Un triomphe fédéral un peu trop rapide
Carlo Sommaruga estime toutefois que la vraie maladresse est ailleurs. S'il tient à rappeler que «la Suisse a eu raison de prendre position sur la violation crasse du droit international humanitaire (DIH) par la Russie et de participer aux mesures destinées à la ramener à une attitude respectueuse de la charte de l'ONU», le sénateur juge que la Suisse paie «sa politique de rapprochement avec l'OTAN très approximative». Et Carlo Sommaruga d'ajouter par ailleurs: «Au lieu de clamer publiquement qu'elle allait organiser une conférence pour la paix, Madame Amherd aurait mieux fait de proposer les services de notre pays».
Pour Roland Rino Büchel (UDC), membre de la Commission de politique extérieure du Conseil national, cette conférence est pourtant capitale: «Chaque jour, des personnes innocentes meurent et il est regrettable que notre pays ne puisse pas l'organiser avec la Russie.» L'attitude d'Ignazio Cassis? «Les Russes ont un problème avec la position de nos autorités depuis le début de la crise, ce qui signifie que le problème vient du Conseil fédéral, mais il est clair que la prestation de Cassis avec Zelensky sur la Place fédérale n'a pas aidé.»
Pourquoi ces salamalecs, comme les appelle Carlo Sommaruga? Notre source à Berne voit dans le comportement du conseiller fédéral une volonté de (faire un peu trop pour) compenser le ratage du Département des affaires étrangères au début de la guerre d’Ukraine: «Nos autorités ont tardé pour dénoncer une agression qui bafoue clairement le DIH, alors que cette dénonciation n’était absolument pas incompatible avec notre neutralité. La Suisse a 'raté le départ' de la guerre et elle tente maintenant de se rattraper.»

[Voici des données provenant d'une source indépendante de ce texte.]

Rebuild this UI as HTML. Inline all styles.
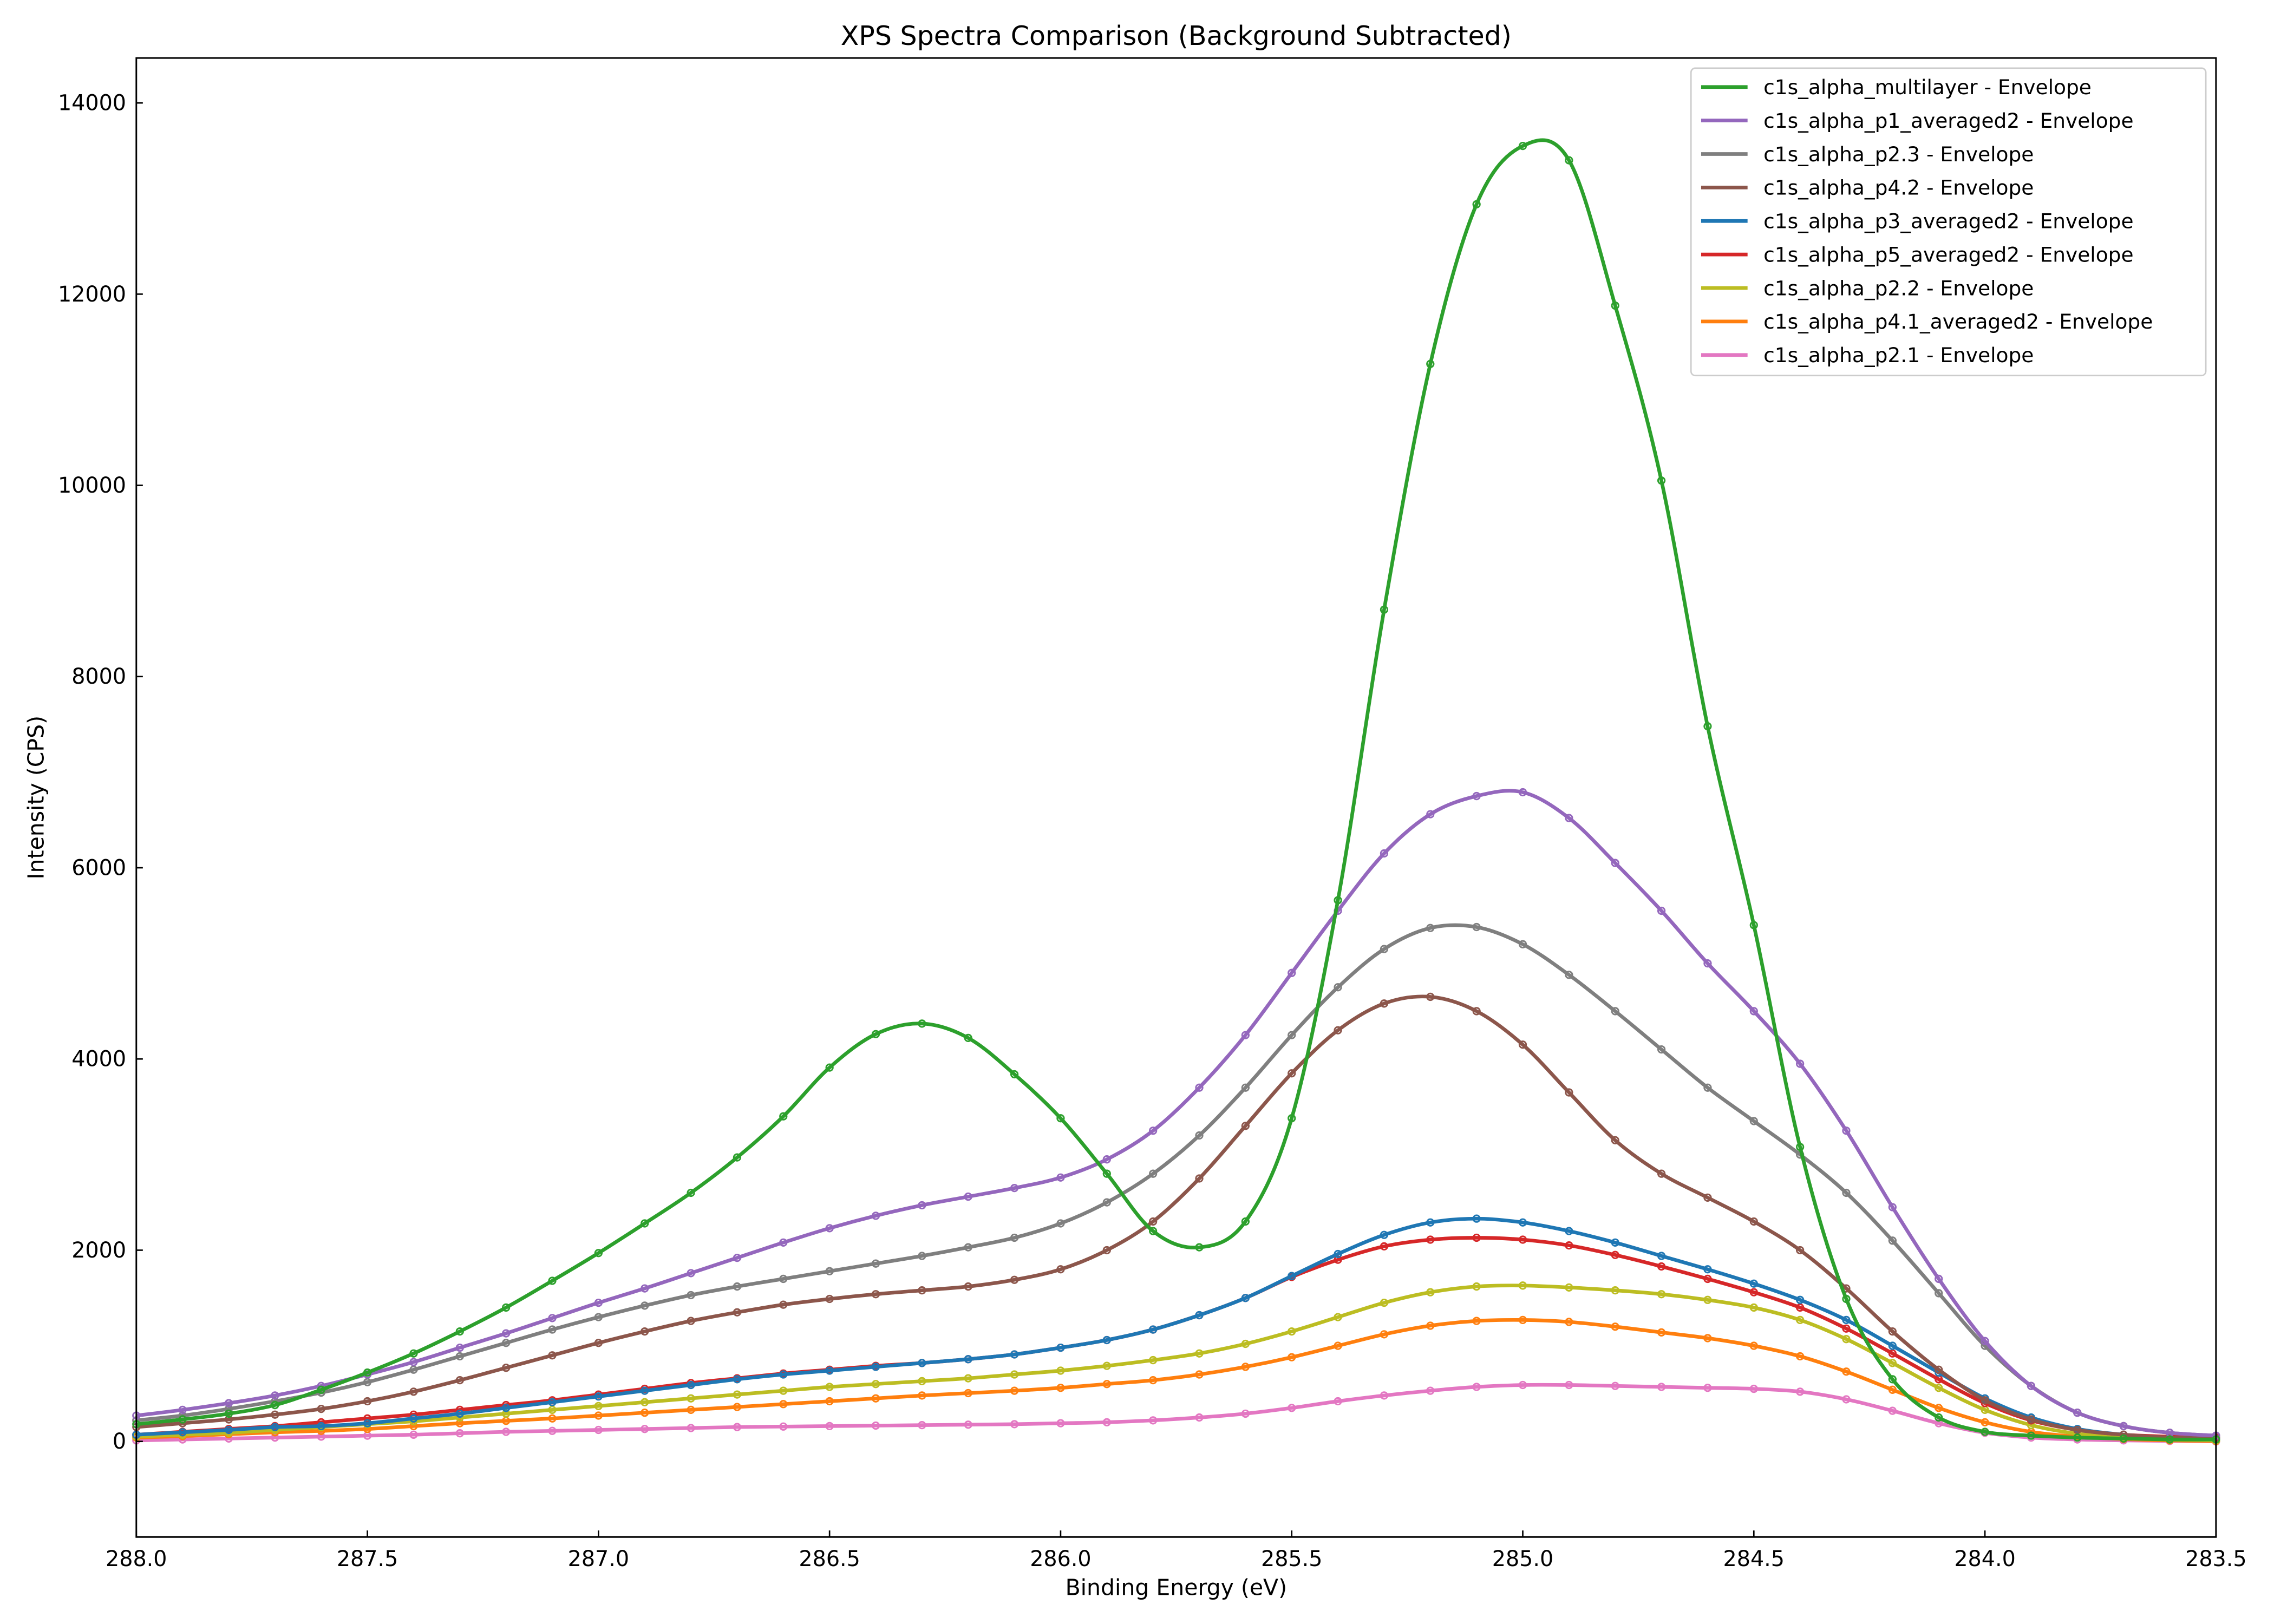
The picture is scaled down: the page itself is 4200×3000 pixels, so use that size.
<!DOCTYPE html>
<html><head><meta charset="utf-8">
<style>
html,body{margin:0;padding:0;background:#fff;}
svg{display:block;font-family:"DejaVu Sans","Liberation Sans",sans-serif;}
</style></head>
<body>
<svg id="chart" width="4200" height="3000" viewBox="0 0 1568 1120" xmlns="http://www.w3.org/2000/svg">
<rect x="0" y="0" width="1568" height="1120" fill="#fff"/>
<text x="811" y="31" text-anchor="middle" font-size="18.3">XPS Spectra Comparison (Background Subtracted)</text>
<text x="811" y="1100" text-anchor="middle" font-size="15.3">Binding Energy (eV)</text>
<text x="30" y="550" text-anchor="middle" font-size="15.3" transform="rotate(-90 30 550)">Intensity (CPS)</text>
<g id="plot"></g>
<g id="ticks"></g>
<rect x="94" y="40" width="1434" height="1020" fill="none" stroke="#000" stroke-width="1.1"/>
<g id="legend"></g>
</svg>
<script>
const energies = [288.0,287.9,287.8,287.7,287.6,287.5,287.4,287.3,287.2,287.1,287.0,286.9,286.8,286.7,286.6,286.5,286.4,286.3,286.2,286.1,286.0,285.9,285.8,285.7,285.6,285.5,285.4,285.3,285.2,285.1,285.0,284.9,284.8,284.7,284.6,284.5,284.4,284.3,284.2,284.1,284.0,283.9,283.8,283.7,283.6,283.5];
const seriesNames = ["c1s_alpha_multilayer - Envelope","c1s_alpha_p1_averaged2 - Envelope","c1s_alpha_p2.3 - Envelope","c1s_alpha_p4.2 - Envelope","c1s_alpha_p3_averaged2 - Envelope","c1s_alpha_p5_averaged2 - Envelope","c1s_alpha_p2.2 - Envelope","c1s_alpha_p4.1_averaged2 - Envelope","c1s_alpha_p2.1 - Envelope"];
const seriesColors = ["#2ca02c","#9467bd","#7f7f7f","#8c564b","#1f77b4","#d62728","#bcbd22","#ff7f0e","#e377c2"];
const multilayer = [180,230,290,380,540,720,920,1150,1400,1680,1970,2280,2600,2970,3400,3910,4260,4370,4220,3840,3380,2800,2200,2030,2300,3380,5660,8700,11270,12940,13550,13400,11880,10050,7480,5400,3080,1490,650,250,100,60,40,30,20,20];
const p1 = [270,330,400,480,580,700,830,980,1130,1290,1450,1600,1760,1920,2080,2230,2360,2470,2560,2650,2760,2950,3250,3700,4250,4900,5550,6150,6560,6750,6790,6520,6050,5550,5000,4500,3950,3250,2450,1700,1050,580,300,160,90,60];
const p23 = [220,270,340,420,510,620,750,890,1030,1170,1300,1420,1530,1620,1700,1780,1860,1940,2030,2130,2280,2500,2800,3200,3700,4250,4750,5150,5370,5380,5200,4880,4500,4100,3700,3350,3000,2600,2100,1550,1000,580,300,160,90,60];
const p42 = [150,190,230,280,340,420,520,640,770,900,1030,1150,1260,1350,1430,1490,1540,1580,1620,1690,1800,2000,2300,2750,3300,3850,4300,4580,4650,4500,4150,3650,3150,2800,2550,2300,2000,1600,1150,750,430,230,120,70,40,30];
const p3 = [70,95,120,150,160,190,240,290,350,410,470,530,590,650,700,740,780,820,860,910,980,1060,1170,1320,1500,1730,1960,2160,2290,2330,2290,2200,2080,1940,1800,1650,1480,1270,1000,720,450,250,130,70,40,30];
const p5 = [70,100,130,160,200,240,280,330,380,430,490,550,610,660,710,750,790,820,860,910,980,1060,1170,1320,1500,1720,1900,2040,2110,2130,2110,2050,1950,1830,1700,1560,1400,1180,920,650,400,220,120,70,50,40];
const p22 = [50,70,90,120,150,180,210,250,290,330,370,410,450,490,530,570,600,630,660,700,740,790,850,920,1020,1150,1300,1450,1560,1620,1630,1610,1580,1540,1480,1400,1270,1070,820,560,330,170,80,40,20,10];
const p41 = [40,55,75,95,110,130,160,190,215,240,270,300,330,360,390,420,450,480,505,530,560,600,640,700,780,880,1000,1120,1210,1260,1270,1250,1200,1140,1080,1000,890,730,540,350,200,100,50,25,10,5];
const p21 = [10,20,30,40,50,60,70,85,100,110,120,130,140,150,155,160,165,170,175,180,190,200,220,250,290,350,420,480,530,570,590,590,580,570,560,550,520,440,320,190,90,40,20,10,5,0];
const allSeries = [multilayer,p1,p23,p42,p3,p5,p22,p41,p21];
const xTicks = [288.0,287.5,287.0,286.5,286.0,285.5,285.0,284.5,284.0,283.5];
const yTicks = [0,2000,4000,6000,8000,10000,12000,14000];

const NS="http://www.w3.org/2000/svg";
const X0=94,X1=1528,Y0=1060,Y1=40, xMin=288.0,xMax=283.5, yMin=-1000, yMax=14470;
function xs(v){return X0+(v-xMin)/(xMax-xMin)*(X1-X0);}
function ys(v){return Y0-(v-yMin)/(yMax-yMin)*(Y0-Y1);}
function mk(tag,attrs,parent){const e=document.createElementNS(NS,tag);for(const k in attrs)e.setAttribute(k,attrs[k]);parent.appendChild(e);return e;}

const ticks=document.getElementById('ticks');
xTicks.forEach(t=>{
  const x=xs(t);
  const l=mk('line',{x1:x,x2:x,y1:Y0,y2:Y0-4.5,stroke:'#000','stroke-width':1},ticks);
  
  
  const tx=mk('text',{x:x,y:Y0+20,'text-anchor':'middle','font-size':14.8},ticks);
  tx.textContent=t.toFixed(1);
  
  
});
yTicks.forEach(t=>{
  const y=ys(t);
  const l=mk('line',{x1:X0,x2:X0+4.5,y1:y,y2:y,stroke:'#000','stroke-width':1},ticks);
  
  
  const tx=mk('text',{x:X0-7,y:y+5,'text-anchor':'end','font-size':14.8},ticks);
  tx.textContent=String(t);
  
  
});

const plot=document.getElementById('plot');
function smoothPath(pts){
  let d='M'+pts[0][0]+','+pts[0][1];
  for(let i=0;i<pts.length-1;i++){
    const p0=pts[Math.max(0,i-1)],p1=pts[i],p2=pts[i+1],p3=pts[Math.min(pts.length-1,i+2)];
    const c1x=p1[0]+(p2[0]-p0[0])/6,c1y=p1[1]+(p2[1]-p0[1])/6;
    const c2x=p2[0]-(p3[0]-p1[0])/6,c2y=p2[1]-(p3[1]-p1[1])/6;
    d+=' C'+c1x+','+c1y+' '+c2x+','+c2y+' '+p2[0]+','+p2[1];
  }
  return d;
}
for(let s=allSeries.length-1;s>=0;s--){
  const g=mk('g',{},plot);
  
  
  const pts=energies.map((e,i)=>[xs(e),ys(allSeries[s][i])]);
  pts.forEach(p=>{
    const c=mk('circle',{cx:p[0],cy:p[1],r:2.3,fill:'none',stroke:seriesColors[s],'stroke-width':1.1},g);
    
    
  });
  const path=mk('path',{d:smoothPath(pts),fill:'none',stroke:seriesColors[s],'stroke-width':2.5},g);
  
  
}

const lg=document.getElementById('legend');
const box=mk('rect',{x:1166,y:47,width:355,height:212,fill:'#fff','fill-opacity':0.8,stroke:'#ccc','stroke-width':1,rx:3},lg);


seriesNames.forEach((n,i)=>{
  const y=60+i*23.1;
  const l=mk('line',{x1:1173,x2:1205,y1:y,y2:y,stroke:seriesColors[i],'stroke-width':2.5},lg);
  
  
  const t=mk('text',{x:1216,y:y+5,'font-size':14},lg);
  t.textContent=n;
  
  
});
</script>
</body></html>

Une neutralité à redéfinir?
Tout ce bazar ne vient-il pas du fait que notre neutralité joue les girouettes, ce qui risque de poser à l'avenir des problèmes diplomatiques (et commerciaux) avec tous nos partenaires de discussion? Avant la neutralité qu’on pourrait qualifier d’«émotionnelle» d’Ignazio Cassis, on se souvient des efforts entrepris par Micheline Calmy-Rey pour imposer son concept de diplomatie «active».
«Micheline Calmy-Rey n’a rien redéfini, balaie un proche des services diplomatiques de la Confédération. Elle était surtout une pro du marketing politique. La neutralité est clairement définie dans un document qui date de 2004. L’important, c’est de lui donner une ligne directrice et de communication qui ne change pas au gré de conflits, ce qui peut donner le sentiment que la Suisse change sans cesse de position.»
Une initiative pour la neutralité
Clarifier la neutralité et asseoir le rôle de la Suisse sur la scène internationale, c'est une priorité pour Roland Rino Büchel. «C'est la raison d'être de l'initiative pour la neutralité», rappelle le parlementaire, qui se réjouit du débat public qu'elle va engendrer.
Cet avis n'est pas partagé par Carlo Sommaruga. Le conseiller aux États estime au contraire que la neutralité doit pouvoir évoluer. «Elle a toujours été de nature conjoncturelle, dans la mesure où le contexte international évolue.» Et le sénateur genevois de préciser: «On ne peut pas non plus ignorer la sensibilité de la population, qui attend actuellement une certaine retenue.»